Tras la cantinela de la tabla de multiplicar, de los renglones de caligrafía, de los dictados y los dibujos pervive el recuerdo de un maestro. El que nos enseñó a leer en la cartilla formando palabras con las sílabas: ‘to-ma-te, mi ma-má me mi-ma’. El que nos ayudó a descubrir los misterios de la naturaleza y despertó nuestra fantasía con sus relatos. El que nos llevaba de paseo las tardes de primavera o el que nos dirigió una palabra de ánimo en el momento de decaimiento, palabra de aliento o gesto cariñoso que valen más que mil reprimendas.
‘Ese es mi maestro’, decíamos, porque con él pasábamos la jornada lectiva completa. A veces más tiempo que con los padres. Nos impartía todas las materias desde matemáticas hasta trabajos manuales. Como en todas las profesiones los hay mejores y menos buenos, pero como en ninguna el objetivo es tan trascendente: enseñar y formar a los niños. ¡Qué gran poder nos confió la sociedad!
El patrón, san José de Calasanz, fue nombrado como tal por Pío XII en 1948. Sacerdote y pedagogo, fundador de las Escuelas Pías en el siglo XVII.
Hace pocos años decidieron unificar en el día del docente al patrón de los maestros y al de los profesores de enseñanzas medias, alternando celebración por turno en noviembre o enero.
Cuando yo empezaba a ejercer me contaban compañeros mayores incidencias y anécdotas que les sucedieron cuando llegaban a los pueblos a los que habían sido destinados. Entonces el ámbito geográfico para ejercer la profesión era nacional, no existían las autonomías por lo que, sobre todo en los primeros destinos, podía corresponder cualquier lugar pintoresco, de gente acogedora, pero alejado de las vías de comunicación más transitadas. La toma de posesión, la presentación de credenciales y respetos al alcalde, al cura y al director del centro.
Los medios de transporte eran escasos, las carreteras malas y los enlaces descoordinados. Hasta en barca había una ruta en nuestra Siberia extremeña para ir de Bohonal a Helechosa de los Montes. Se necesitaba autorización específica de la Delegación de Educación para poder residir en una localidad distinta a aquella en la que se ejercía. El sueldo apenas cubría la subsistencia, para ir tirando y alguna frugal colación. Residían en pensiones donde la compañía de los dueños hacía más llevadera la estancia.
Muchas escuelas eran unitarias, con todos los niveles en un aula y los padres esperando a que acabaran pronto el aprendizaje de las cuatro reglas para incorporar a los hijos al mundo del trabajo.
La canción de Patxi Andión, ‘El maestro’, casi himno oficial del Magisterio, recoge muchos aspectos de aquellos tiempos pretéritos.

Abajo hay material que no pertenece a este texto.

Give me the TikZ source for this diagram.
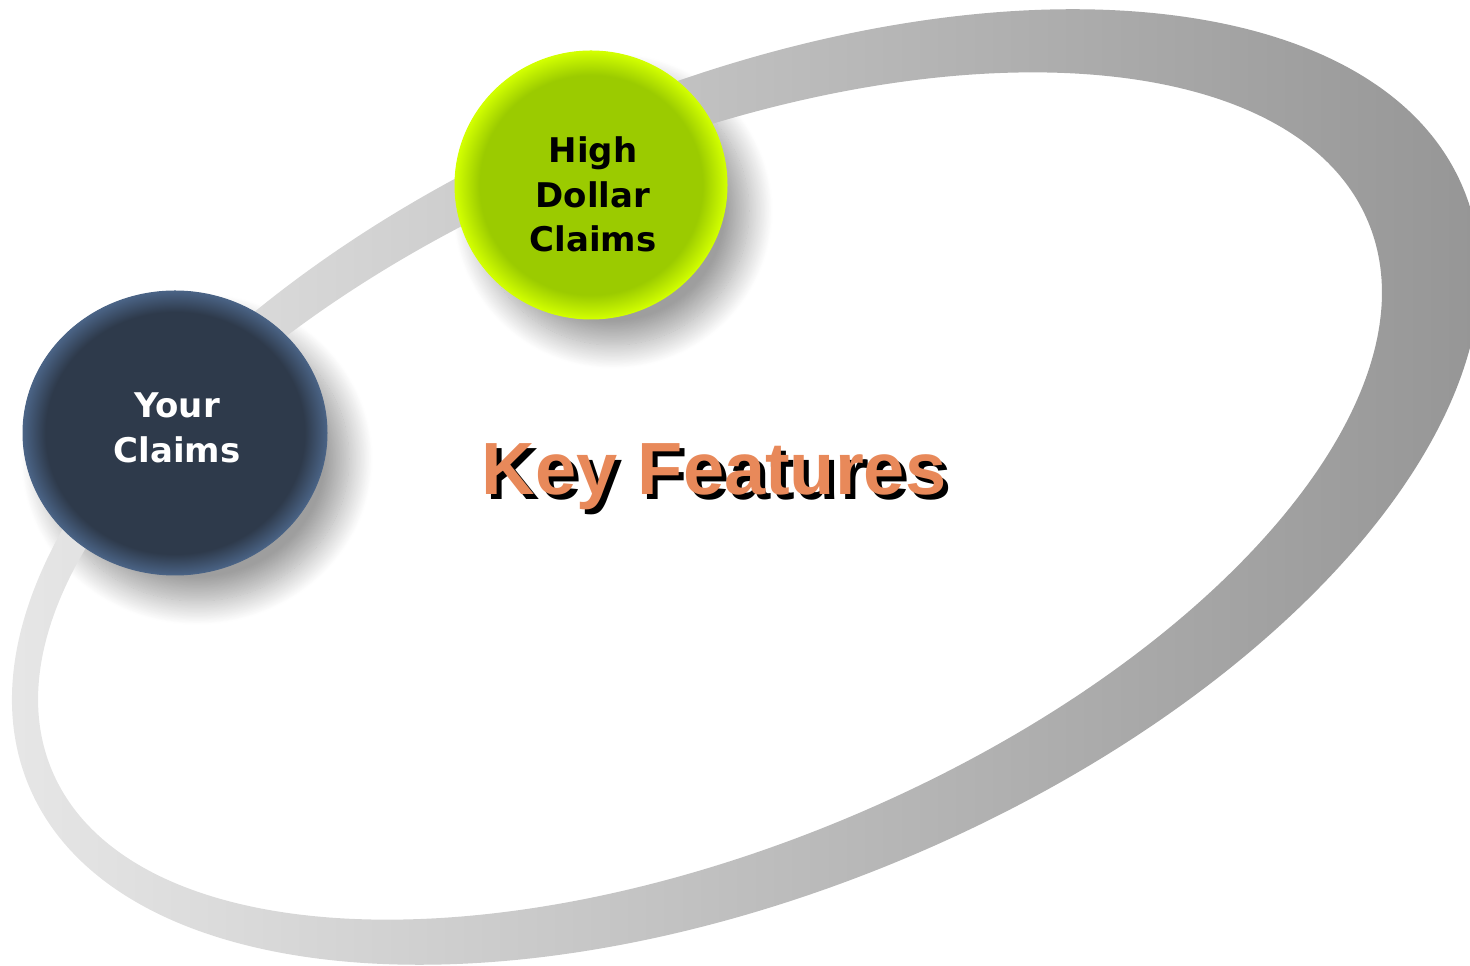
\documentclass[tikz,border=0pt]{standalone}
\usepackage{fontspec}
\setmainfont{DejaVu Sans}
\newfontfamily\headfont{Liberation Sans}
\usetikzlibrary{shapes.geometric,shadows.blur}

\definecolor{navy}{HTML}{2E3A4B}
\definecolor{navyrim}{HTML}{4A6385}
\definecolor{lime}{HTML}{9BCB00}
\definecolor{limerim}{HTML}{D2FF00}
\definecolor{ringlight}{HTML}{EAEAEA}
\definecolor{ringdark}{HTML}{929292}
\definecolor{keyorange}{HTML}{E8895A}

% flat discs with a soft glowing rim
\pgfdeclareradialshading{navyglow}{\pgfpoint{0bp}{0bp}}{color(0bp)=(navy); color(21.3bp)=(navy); color(25bp)=(navyrim); color(50bp)=(navyrim)}
\pgfdeclareradialshading{limeglow}{\pgfpoint{0bp}{0bp}}{color(0bp)=(lime); color(20.5bp)=(lime); color(25bp)=(limerim); color(50bp)=(limerim)}

\tikzset{
  discshadow/.style={blur shadow={shadow xshift=22pt, shadow yshift=-26pt,
      shadow blur radius=24pt, shadow blur steps=30, shadow opacity=38}},
  disc/.style={ellipse, inner sep=0pt, shade, line width=1pt},
  disctext/.style={align=center, inner sep=0pt,
    font=\fontsize{34}{44.5}\selectfont\bfseries},
  headline/.style={inner sep=0pt, anchor=base,
    font=\headfont\fontsize{74}{80}\selectfont\bfseries}
}

\begin{document}
\begin{tikzpicture}[x=1pt,y=1pt]
\useasboundingbox (0,0) rectangle (1470,966);

% soft shadows cast by the two discs
\path[discshadow] (175,533) ellipse [x radius=152, y radius=142];
\path[discshadow] (591,781) ellipse [x radius=136, y radius=134];

% tilted orbit ring, thicker towards the right
\begin{scope}[shift={(746,479)}, rotate=22.6]
  \shade[left color=ringlight, right color=ringdark, even odd rule]
    (0,0) ellipse [x radius=777, y radius=404]
    (-36.7,5.5) ellipse [x radius=713, y radius=350];
\end{scope}

% discs
\node[disc, shading=navyglow, draw=navyrim,
      minimum width=304pt, minimum height=284pt] (your) at (175,533) {};
\node[disc, shading=limeglow, draw=limerim,
      minimum width=272pt, minimum height=268pt] (high) at (591,781) {};

\node[disctext, text=white] (yourtext) at (177,538) {Your\\Claims};
\node[disctext, text=black] (hightext) at (593,771.4) {High\\Dollar\\Claims};

% title with hard drop shadow
\node[headline, text=black] (keyshadow) at (719,466) {Key Features};
\node[headline, text=keyorange] (key) at (714,471) {Key Features};
\end{tikzpicture}
\end{document}
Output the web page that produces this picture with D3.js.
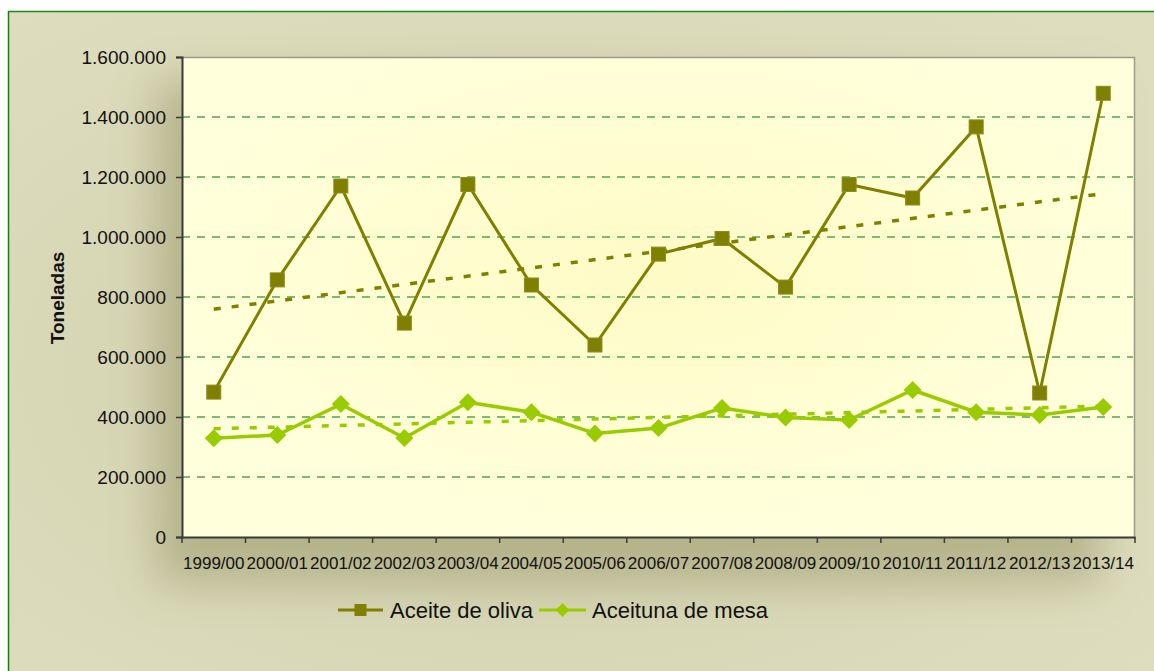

El pago más gratificante que recibe un maestro es el saludo de antiguos alumnos después de mucho tiempo manifestando que guardan un recuerdo agradable de los años de escuela. Yo conservo algunos de gestos espontáneos y entrañables de los niños, como dejarte en la mesa un caramelo o unas castañas de regalo.
Los tiempos cambian. Ahora hay un jubileo de profesores especialistas en cada clase, lo que debe redundar en una mejor formación, pero en el recuerdo siguen sonando los versos de Antonio Machado, plenos de evocaciones: “Una tarde parda y fría/de invierno. Los colegiales/ estudian. Monotonía/ de la lluvia tras los cristales”.